One Leg Chair Pose (Eka Pada Utkatasana)

This pose will work out all of your leg muscles and abdominals for a strong and balanced core. Also , like any balance pose, it focuses the mind and increases clarity.

How To

  1. Begin by coming into Awkward Chair Pose (Utkatasana). Take several breaths here with both feet grounded into the floor. Make sure your thighs are low and your weight is back in your heels.
  2. Bring your hands to Anjali Mudra near your heart. Feel all 4 corners of your left foot on the floor as you start to peel your right foot off the ground. Keep your left knee bent as you cross your right ankle over to rest on your left thigh just above your knee.
  3. Flex your right foot strongly.
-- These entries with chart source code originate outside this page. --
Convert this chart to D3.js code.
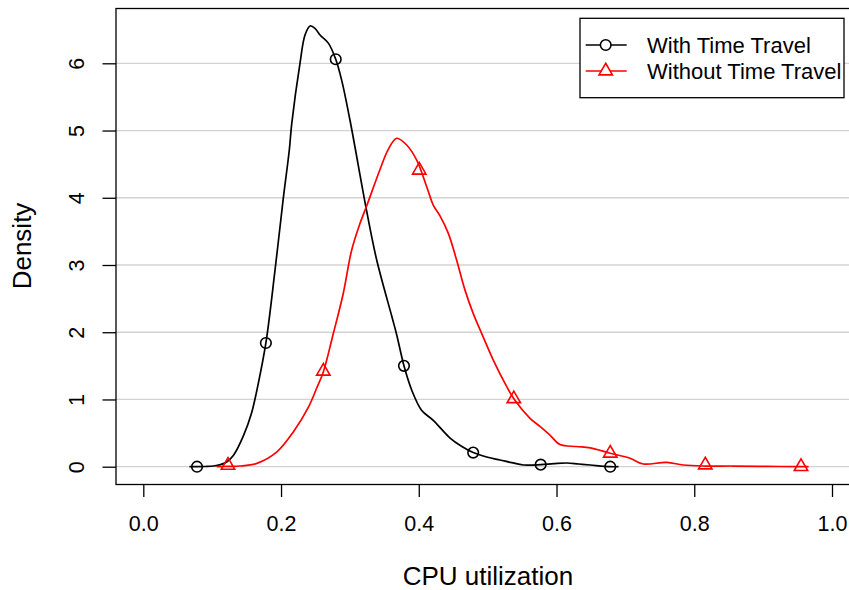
<!DOCTYPE html>
<html>
<head>
<meta charset="utf-8">
<script src="https://cdn.jsdelivr.net/npm/d3@7"></script>
<style>
  body { margin: 0; background: #fff; }
  svg { display: block; font-family: "Liberation Sans", Arial, Helvetica, sans-serif; }
</style>
</head>
<body>
<svg width="849" height="590"></svg>
<script>
// tick values
var xTicks = [0, 0.2, 0.4, 0.6, 0.8, 1.0];
var yTicks = [0, 1, 2, 3, 4, 5, 6];

// density curve "With Time Travel"
var withX = [0.067,0.078,0.090,0.102,0.112,0.121,0.131,0.145,0.157,0.167,0.178,0.191,0.203,0.212,0.2155,0.2275,0.2348,0.2421,0.2493,0.2566,0.2687,0.2794,0.288,0.300,0.324,0.339,0.361,0.368,0.3785,0.3897,0.404,0.421,0.445,0.4626,0.479,0.500,0.518,0.535,0.552,0.577,0.596,0.615,0.632,0.649,0.678,0.69];
var withY = [0,0,0.003,0.01,0.03,0.07,0.17,0.45,0.79,1.24,1.84,2.90,3.97,4.71,5.1,6.0,6.42,6.555,6.52,6.42,6.30,6.06,5.75,5.16,3.82,3.07,2.23,1.96,1.50,1.14,0.84,0.69,0.43,0.30,0.21,0.14,0.10,0.06,0.025,0.03,0.045,0.055,0.04,0.025,0.0,0.0];

// density curve "Without Time Travel"
var withoutX = [0.1066,0.123,0.14,0.165,0.194,0.218,0.240,0.2518,0.2614,0.2759,0.2904,0.3025,0.3147,0.324,0.3437,0.3557,0.368,0.3824,0.397,0.4115,0.421,0.4308,0.4429,0.455,0.467,0.479,0.4914,0.508,0.5277,0.538,0.5615,0.576,0.5905,0.605,0.629,0.649,0.678,0.7067,0.726,0.76,0.784,0.816,0.857,0.905,0.955,0.966];
var withoutY = [0,0.005,0.01,0.05,0.22,0.52,0.89,1.17,1.41,1.98,2.58,3.22,3.62,3.87,4.42,4.72,4.885,4.785,4.56,4.165,3.89,3.73,3.47,3.07,2.63,2.28,1.98,1.59,1.19,1.01,0.72,0.60,0.47,0.33,0.30,0.28,0.20,0.125,0.04,0.065,0.025,0.01,0.01,0.005,0.0,0.0];

// marker points
var withMarkX = [0.078,0.178,0.2794,0.3785,0.479,0.577,0.678];
var withMarkY = [0,1.84,6.06,1.50,0.21,0.03,0.0];
var withoutMarkX = [0.123,0.2614,0.4007,0.538,0.678,0.816,0.955];
var withoutMarkY = [0.02,1.42,4.41,1.01,0.20,0.025,0.0];

var seriesNames = ["With Time Travel", "Without Time Travel"];
var seriesColors = ["#000000", "#ff0000"];

var svg = d3.select("svg");

// plot box (right side runs off the page like the original)
var box = {left: 116, top: 8.5, right: 862, bottom: 484.5};

var x = d3.scaleLinear().domain([0, 1]).range([143.3, 832]);
var y = d3.scaleLinear().domain([0, 6]).range([466.7, 63.3]);

// horizontal grid
svg.append("g")
  .selectAll("line")
  .data(yTicks)
  .enter().append("line")
    .attr("x1", box.left).attr("x2", box.right)
    .attr("y1", function(d) { return y(d); })
    .attr("y2", function(d) { return y(d); })
    .attr("stroke", "#d3d3d3")
    .attr("stroke-width", 1.3);

// x axis
var xAxis = d3.axisBottom(x).tickValues(xTicks).tickFormat(d3.format(".1f")).tickSize(12.5).tickPadding(19);
var gx = svg.append("g").attr("transform", "translate(0," + box.bottom + ")").call(xAxis);
gx.select(".domain").remove();
gx.selectAll("line").attr("stroke", "#000").attr("stroke-width", 1.3);
gx.selectAll("text").attr("font-size", 21.5).attr("fill", "#000")
  .attr("font-family", "Liberation Sans, Arial, sans-serif");

// y axis
var yAxis = d3.axisLeft(y).tickValues(yTicks).tickFormat(d3.format("d")).tickSize(13.5);
var gy = svg.append("g").attr("transform", "translate(" + box.left + ",0)").call(yAxis);
gy.select(".domain").remove();
gy.selectAll("line").attr("stroke", "#000").attr("stroke-width", 1.3);
gy.selectAll("text")
  .attr("font-size", 21.5).attr("fill", "#000")
  .attr("font-family", "Liberation Sans, Arial, sans-serif")
  .attr("x", 0).attr("dy", null)
  .attr("text-anchor", "middle")
  .attr("transform", "translate(-32,0) rotate(-90)");

// box
svg.append("rect")
  .attr("x", box.left).attr("y", box.top)
  .attr("width", box.right - box.left).attr("height", box.bottom - box.top)
  .attr("fill", "none").attr("stroke", "#000").attr("stroke-width", 1.3);

// curves
var line = d3.line()
  .x(function(d) { return x(d[0]); })
  .y(function(d) { return y(d[1]); })
  .curve(d3.curveCatmullRom.alpha(0.5));

var curves = [d3.zip(withX, withY), d3.zip(withoutX, withoutY)];
svg.append("g").selectAll("path")
  .data(curves)
  .enter().append("path")
    .attr("d", line)
    .attr("fill", "none")
    .attr("stroke", function(d, i) { return seriesColors[i]; })
    .attr("stroke-width", 1.7);

// markers
var circ = d3.symbol().type(d3.symbolCircle).size(Math.PI * 5.3 * 5.3);
var tri = d3.symbol().type(d3.symbolTriangle).size(78);

svg.append("g").selectAll("path")
  .data(d3.zip(withMarkX, withMarkY))
  .enter().append("path")
    .attr("d", circ)
    .attr("transform", function(d) { return "translate(" + x(d[0]) + "," + y(d[1]) + ")"; })
    .attr("fill", "none").attr("stroke", seriesColors[0]).attr("stroke-width", 1.6);

svg.append("g").selectAll("path")
  .data(d3.zip(withoutMarkX, withoutMarkY))
  .enter().append("path")
    .attr("d", tri)
    .attr("transform", function(d) { return "translate(" + x(d[0]) + "," + y(d[1]) + ")"; })
    .attr("fill", "none").attr("stroke", seriesColors[1]).attr("stroke-width", 1.6);

// axis titles
svg.append("text")
  .attr("x", 488).attr("y", 585)
  .attr("text-anchor", "middle").attr("font-size", 26)
  .text("CPU utilization");

svg.append("text")
  .attr("transform", "translate(31,246) rotate(-90)")
  .attr("text-anchor", "middle").attr("font-size", 26)
  .text("Density");

// legend
var legend = svg.append("g");
legend.append("rect")
  .attr("x", 580).attr("y", 18.3).attr("width", 264).attr("height", 79.4)
  .attr("fill", "#fff").attr("stroke", "#000").attr("stroke-width", 1.3);

var rows = legend.selectAll("g.row")
  .data(seriesNames)
  .enter().append("g")
    .attr("class", "row")
    .attr("transform", function(d, i) { return "translate(0," + (45 + i * 26) + ")"; });

rows.append("line")
  .attr("x1", 585.7).attr("x2", 626.7)
  .attr("stroke", function(d, i) { return seriesColors[i]; })
  .attr("stroke-width", 1.7);

rows.append("path")
  .attr("d", function(d, i) { return i === 0 ? circ() : tri(); })
  .attr("transform", "translate(605.7,0)")
  .attr("fill", "#fff")
  .attr("stroke", function(d, i) { return seriesColors[i]; })
  .attr("stroke-width", 1.6);

rows.append("text")
  .attr("x", 647).attr("dy", "0.36em")
  .attr("font-size", 22)
  .text(function(d) { return d; });
</script>
</body>
</html>
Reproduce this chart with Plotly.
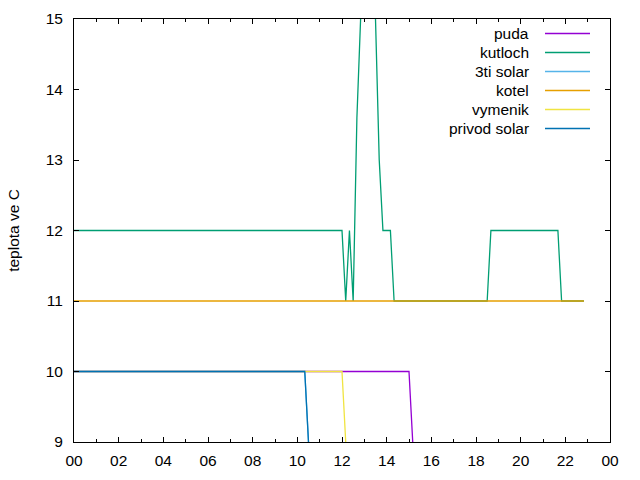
import plotly.graph_objects as go

# ---- data (hours of day, temperature in C) ----
names = ["puda", "kutloch", "3ti solar", "kotel", "vymenik", "privod solar"]
colors = ["#9400D3", "#009E73", "#56B4E9", "#E69F00", "#F0E442", "#0072B2"]

puda_t = [0.0, 15.0, 15.167]
puda_v = [10, 10, 9]

kutloch_t = [0.0, 12.0, 12.167, 12.333, 12.5, 12.667, 12.833, 13.0, 13.167, 13.333,
             13.5, 13.667, 13.833, 14.167, 14.333, 18.5, 18.667, 21.667, 21.833, 22.833]
kutloch_v = [12, 12, 11, 12, 11, 13.6, 15.0, 16.0, 16.5, 16.0,
             15.0, 13.0, 12, 12, 11, 11, 12, 12, 11, 11]

solar3_t = [0.0, 10.333, 10.5]
solar3_v = [10, 10, 9]

kotel_t = [0.0, 22.833]
kotel_v = [11, 11]

vymenik_t = [0.0, 12.0, 12.167]
vymenik_v = [10, 10, 9]

privod_t = [0.0, 10.333, 10.5]
privod_v = [10, 10, 9]

xtick_vals = [0, 2, 4, 6, 8, 10, 12, 14, 16, 18, 20, 22, 24]
xtick_text = ["00", "02", "04", "06", "08", "10", "12", "14", "16", "18", "20", "22", "00"]
ytick_vals = [9, 10, 11, 12, 13, 14, 15]

series = [(puda_t, puda_v), (kutloch_t, kutloch_v), (solar3_t, solar3_v),
          (kotel_t, kotel_v), (vymenik_t, vymenik_v), (privod_t, privod_v)]

FONT = "Liberation Sans"
FS = 15.5

fig = go.Figure()
for (t, v), n, c in zip(series, names, colors):
    fig.add_trace(go.Scatter(x=t, y=v, mode="lines", name=n,
                             line=dict(color=c, width=1.3), showlegend=False))

# gnuplot-style key: right-aligned text with sample line on the right
ML, MR, MT, MB = 74, 30, 19, 38
W, H = 640, 480
pw, ph = W - ML - MR, H - MT - MB
row0 = 33.5
step = 19
for i, (n, c) in enumerate(zip(names, colors)):
    ypx = row0 + i * step
    yp = 1 - (ypx - MT) / ph
    fig.add_annotation(xref="paper", yref="paper", x=(531 - ML) / pw, y=yp,
                       text=n, showarrow=False, xanchor="right", yanchor="middle",
                       font=dict(family=FONT, size=FS, color="black"))
    fig.add_shape(type="line", xref="paper", yref="paper",
                  x0=(545 - ML) / pw, x1=(590 - ML) / pw, y0=yp, y1=yp,
                  line=dict(color=c, width=1.3))

fig.update_layout(
    width=W, height=H,
    margin=dict(l=ML, r=MR, t=MT, b=MB, pad=0, autoexpand=False),
    plot_bgcolor="white", paper_bgcolor="white",
    font=dict(family=FONT, size=FS, color="black"),
    showlegend=False,
)
fig.update_xaxes(range=[0, 24], tickmode="array", tickvals=xtick_vals, ticktext=xtick_text,
                 showgrid=False, zeroline=False, showline=True, linecolor="black", linewidth=1,
                 mirror="ticks", ticks="inside", ticklen=5, tickcolor="black",
                 minor=dict(tickmode="linear", tick0=0, dtick=1, ticks="inside", ticklen=3,
                            tickcolor="black", showgrid=False),
                 ticklabelstandoff=4, automargin=False)
fig.update_yaxes(range=[9, 15], tickmode="array", tickvals=ytick_vals,
                 showgrid=False, zeroline=False, showline=True, linecolor="black", linewidth=1,
                 mirror="ticks", ticks="inside", ticklen=5, tickcolor="black",
                 title=dict(text="teplota ve C", standoff=22, font=dict(family=FONT, size=FS)),
                 ticklabelstandoff=7, automargin=False)

fig.write_html("out.html")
If you look down, you should see a triangle shape formed by your legs.
  4. Stay in this position for 3 to 5 breaths. For balance postures, it’s useful to find a place to look on the floor just in front of you. 
  5. If you want to go further, begin to bring your chest lower until your hands (still in prayer position) rest on your right calf. If this feels OK, you can continue to forward bend until your fingers touch the floor. Keep the bend in your right leg or straighten it, depending on which feels better.
  6. If you have bent forward, come out the way you came in, returning to an upright position slowly.
  7. Release the right leg to the floor and take a few breaths in Chair pose before doing the pose on the other leg.

Benefits

  1. One-Legged Chair Pose improves core strength and balance
  2. Opens the hips, and strengthens the legs.
  3. You are stretching your outer hips and gluteus muscles while using the hamstrings, quadriceps, and gluteus maximus.
  4. You will need good focus to maintain this pose, which can help clear your mind.
  5. In everyday life, it is good to have well-toned legs and a better sense of balance to prevent falls.
  6. Opening your hips can also relieve the tightness that develops from sitting too much.

Caution

If you have low blood pressure or balance challenges, be sure to practice this pose against a wall. You should avoid this pose if you have a knee or ankle injury.

Pro Tip: If you have difficulty maintaining the balance, practice this against a wall. You can either face the wall and place your hands on the wall to maintain balance, or you can face away from the wall and use it to support your back.